Disabled people are feeling more discouraged from physical activity since the easing of COVID-19 restrictions, despite 80% of people wanting to be more active.
Activity Alliance, a charity devoted to fairness for disabled people in sport, today released their annual Disability Inclusion Report. The report shows slow progress is being made in engaging with disabled people after the COVID-19 pandemic.
More than 1,800 disabled and non-disabled respondents took part in the report’s survey, making it the largest of its kind.
Less than three in 10 disabled people feel encouraged to return to physical activities as normal life resumes after the pandemic. The pandemic has led to less support for disabled people who want to keep active and added extra financial barriers to participation.
Respondents with a disability reported feeling priced out of quality facilities offering better accessibility. Costs related to COVID-19 and the increasing cost of living also mean physical activity is less of a priority.
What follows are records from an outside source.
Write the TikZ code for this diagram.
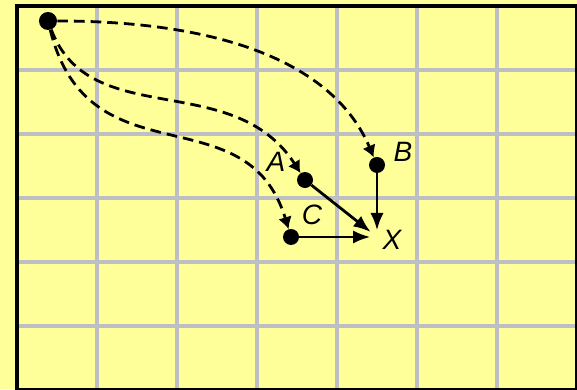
\documentclass[tikz,border=0pt]{standalone}
\usepackage{fontspec}
\setmainfont{Liberation Sans}
\usetikzlibrary{arrows.meta}
\definecolor{paper}{RGB}{255,255,153}
\definecolor{gridgray}{RGB}{190,190,198}

\begin{document}
\begin{tikzpicture}[x=60pt,y=48pt,
  dot/.style={circle,fill=black,inner sep=0pt,minimum size=12pt},
  lbl/.style={font=\fontsize{21}{25}\selectfont\itshape,inner sep=0pt},
  flow/.style={line width=2.1pt,-{Latex[length=13pt,width=10pt]}},
  dflow/.style={line width=2.1pt,dash pattern=on 8pt off 4.5pt,-{Latex[length=9pt,width=10.5pt]}}]
\useasboundingbox[fill=paper] (-0.2125,0.015625) rectangle (7,6.09375);
\draw[gridgray,line width=2.4pt,step={(1,1)}] (0,0) grid (7,6);
\draw[line width=3pt] (0,0) rectangle (7,6);

\node[dot,minimum size=13.5pt] (s) at (0.3875,5.766) {};
\node[dot] (a) at (3.6,3.281) {};
\node[dot] (b) at (4.5,3.516) {};
\node[dot] (c) at (3.425,2.391) {};
\coordinate (x) at (4.5,2.391);

\node[lbl] (la) at (3.2375,3.5625) {A};
\node[lbl] (lb) at (4.825,3.719) {B};
\node[lbl] (lc) at (3.6875,2.734) {C};
\node[lbl] (lx) at (4.6875,2.344) {X};

\draw[dflow] (s) .. controls (2.6375,5.766) and (3.975,5.0625) .. (b);
\draw[dflow] (s) .. controls (0.9125,4.031) and (2.7,5.031) .. (a);
\draw[dflow] (s) .. controls (0.9,3.219) and (2.869,4.672) .. (c);

\draw[flow,shorten >=6pt] (a) -- (x);
\draw[flow,shorten >=5pt] (b) -- (x);
\draw[flow,shorten >=5pt] (c) -- (x);
\end{tikzpicture}
\end{document}
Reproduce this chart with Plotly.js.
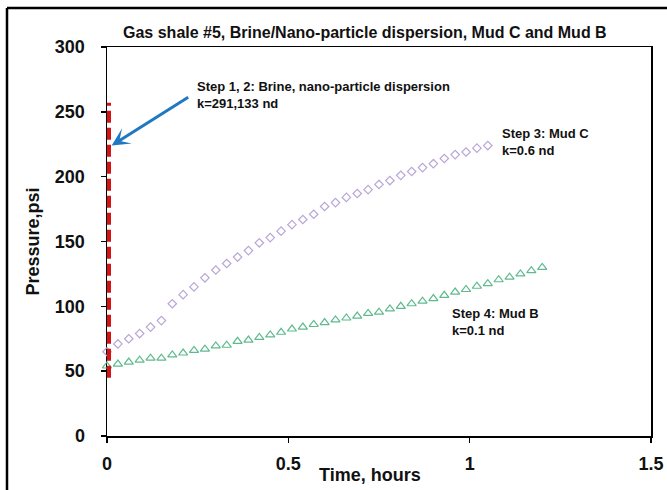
<!DOCTYPE html>
<html>
<head>
<meta charset="utf-8">
<script src="https://cdn.plot.ly/plotly-3.0.1.min.js"></script>
<style>html,body{margin:0;padding:0;background:#fff;}#chart{width:667px;height:490px;}</style>
</head>
<body>
<div id="chart"></div>
<script>
// Step 3: Mud C (purple diamonds)
const mudCTime = [0,0.03,0.06,0.09,0.12,0.15,0.18,0.21,0.24,0.27,0.30,0.33,0.36,0.39,0.42,0.45,0.48,0.51,0.54,0.57,0.60,0.63,0.66,0.69,0.72,0.75,0.78,0.81,0.84,0.87,0.90,0.93,0.96,0.99,1.02,1.05];
const mudCPressure = [65,71,75,79,84,89,102,109,115,122,128,133,138,143,149,153,158,163,167,171,177,180,184,187,190,194,197,201,204,207,210,214,217,219,222,224];
// Step 4: Mud B (green triangles)
const mudBTime = [0,0.03,0.06,0.09,0.12,0.15,0.18,0.21,0.24,0.27,0.30,0.33,0.36,0.39,0.42,0.45,0.48,0.51,0.54,0.57,0.60,0.63,0.66,0.69,0.72,0.75,0.78,0.81,0.84,0.87,0.90,0.93,0.96,0.99,1.02,1.05,1.08,1.11,1.14,1.17,1.20];
const mudBPressure = [54,55.5,57,58.5,60,60,62.5,64,66,67,69.5,70,73,74,76,78,80,82.5,84,86,87.5,89.5,91,92.5,94.5,95.5,98,100,102,104,106,108.5,111,113,115.5,117.5,120.5,122.5,125,127.5,130];
// Step 1, 2: Brine / nano-particle dispersion (red dashed, instantaneous)
const brineTime = [0,0];
const brinePressure = [45,257];

const xTicks = [0,0.5,1,1.5];
const xTickText = ['0','0.5','1','1.5'];
const yTicks = [0,50,100,150,200,250,300];

const FONT = 'Liberation Sans Narrow, Arial Narrow, Liberation Sans, Arial, sans-serif';

const traces = [
  {x: mudCTime, y: mudCPressure, mode:'markers', type:'scatter', cliponaxis:false,
   marker:{symbol:'diamond-open', size:6.5, color:'#b9a6d6', line:{width:1.2, color:'#b9a6d6'}}, showlegend:false},
  {x: mudBTime, y: mudBPressure, mode:'markers', type:'scatter', cliponaxis:false,
   marker:{symbol:'triangle-up-open', size:8, color:'#5fba8e', line:{width:1.2, color:'#5fba8e'}}, showlegend:false},
  {x: brineTime, y: brinePressure, mode:'lines', type:'scatter',
   line:{color:'#d41414', width:8, dash:'12px,5px'}, showlegend:false, hoverinfo:'skip'}
];

const annFont = {family: FONT, size: 13, color:'#111'};
const px = v => (v-107)/544, py = v => (436-v)/389;
const layout = {
  width:667, height:490,
  margin:{l:107, r:16, t:47, b:54, pad:0},
  paper_bgcolor:'#fff', plot_bgcolor:'#fff',
  title:{text:'<b>Gas shale #5, Brine/Nano-particle dispersion, Mud C and Mud B</b>',
         font:{family:FONT, size:16, color:'#111'}, x:0.547, xref:'container', xanchor:'center',
         y:1-32/490, yref:'container', yanchor:'middle'},
  xaxis:{range:[0,1.5], tickvals:xTicks, ticktext:xTickText, showgrid:false, zeroline:false,
         showline:true, linecolor:'#000', linewidth:1.5, mirror:true, layer:'below traces',
         ticks:'outside', ticklen:5, tickwidth:1.5, tickcolor:'#000', ticklabelstandoff:6,
         tickfont:{family:FONT, size:18, color:'#111', weight:'bold'}},
  yaxis:{range:[0,300], tickvals:yTicks, showgrid:false, zeroline:false,
         showline:true, linecolor:'#000', linewidth:1.5, mirror:true, layer:'below traces',
         ticks:'outside', ticklen:5, tickwidth:1.5, tickcolor:'#000', ticklabelstandoff:12,
         tickfont:{family:FONT, size:18, color:'#111', weight:'bold'},
         title:{text:'<b>Pressure,psi</b>', font:{family:FONT, size:18, color:'#111'}, standoff:10}},
  annotations:[
    {x:0.013, y:224, ax:0.228, ay:262, xref:'x', yref:'y', axref:'x', ayref:'y',
     showarrow:true, arrowhead:3, arrowsize:1, arrowwidth:3, arrowcolor:'#1f78c1', text:''},
    {x:0.243, y:(436-95)/1.2967, xref:'x', yref:'y', xanchor:'left', yanchor:'middle', align:'left',
     showarrow:false, font:annFont,
     text:'<b>Step 1, 2: Brine, nano-particle dispersion<br>k=291,133 nd</b>'},
    {x:(500-107)/362.7, y:(436-142)/1.2967, xref:'x', yref:'y', xanchor:'left', yanchor:'middle', align:'left',
     showarrow:false, font:annFont, text:'<b>Step 3: Mud C<br>k=0.6 nd</b>'},
    {x:(450-107)/362.7, y:(436-322)/1.2967, xref:'x', yref:'y', xanchor:'left', yanchor:'middle', align:'left',
     showarrow:false, font:annFont, text:'<b>Step 4: Mud B<br>k=0.1 nd</b>'},
    {x:px(370), y:py(475), xref:'paper', yref:'paper', xanchor:'center', yanchor:'middle',
     showarrow:false, font:{family:FONT, size:18, color:'#111'}, text:'<b>Time, hours</b>'}
  ],
  shapes:[
    {type:'line', xref:'paper', yref:'paper', x0:px(7), x1:px(700), y0:py(8), y1:py(8),
     line:{color:'#000', width:2.5}, layer:'below'},
    {type:'line', xref:'paper', yref:'paper', x0:px(7), x1:px(7), y0:py(8), y1:py(495),
     line:{color:'#000', width:2.5}, layer:'below'}
  ]
};

Plotly.newPlot('chart', traces, layout, {displayModeBar:false, staticPlot:true});
</script>
</body>
</html>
Less than half of disabled people said thought exercise was for someone like them: 47% of disabled survey respondents chose this answer, compared to 57% in 2020 – showing slow progress – and 72% of non-disabled respondents.
Sam Orde, chair at Activity Alliance, says: “Some barriers that have existed for a long time have been exasperated during this crisis. We cannot allow our nation to ignore and exclude a large proportion of society.
“We appreciate many providers and decision makers faced enormous challenges during the pandemic. But we are almost a year from restrictions being lifted, and still hearing too many negative experiences from disabled people.”
Activity Alliance’s report also found that disabled people are having less positive and inclusive experiences of sport and activity.
52% of disabled people felt returning to activity was a positive experience, compared to 70% of non-disabled people.
68% of disabled people also felt activity leaders met their needs, compared to 80% in 2019 and compared to 87% of non-disabled respondents.
Disabled people felt staff misunderstood their needs, failed to make appropriate adaptions and made them uncomfortable. They also felt that facilities and equipment were less accessible, sometimes due to COVID-19.
Calls for change
In light of the report’s findings, Activity Alliance are recommending leaders, commissioners and organisations make urgent changes.
The charity is calling on those organising activities to increase awareness of opportunities that are flexible, welcoming and creative. They are also recommending sessions of different lengths, intensities or at different times of the day to better meet the needs of participants with a disability.
Activity Alliance wants organisers to avoid standard demographics and a ‘one size fits all approach’. They recommend organisers instead focus on people’s individual needs when planning and delivering activities.
The charity also wants to see organisations ensuring employees and volunteers complete disability awareness training and are equipped with the skills required to embed inclusive practice.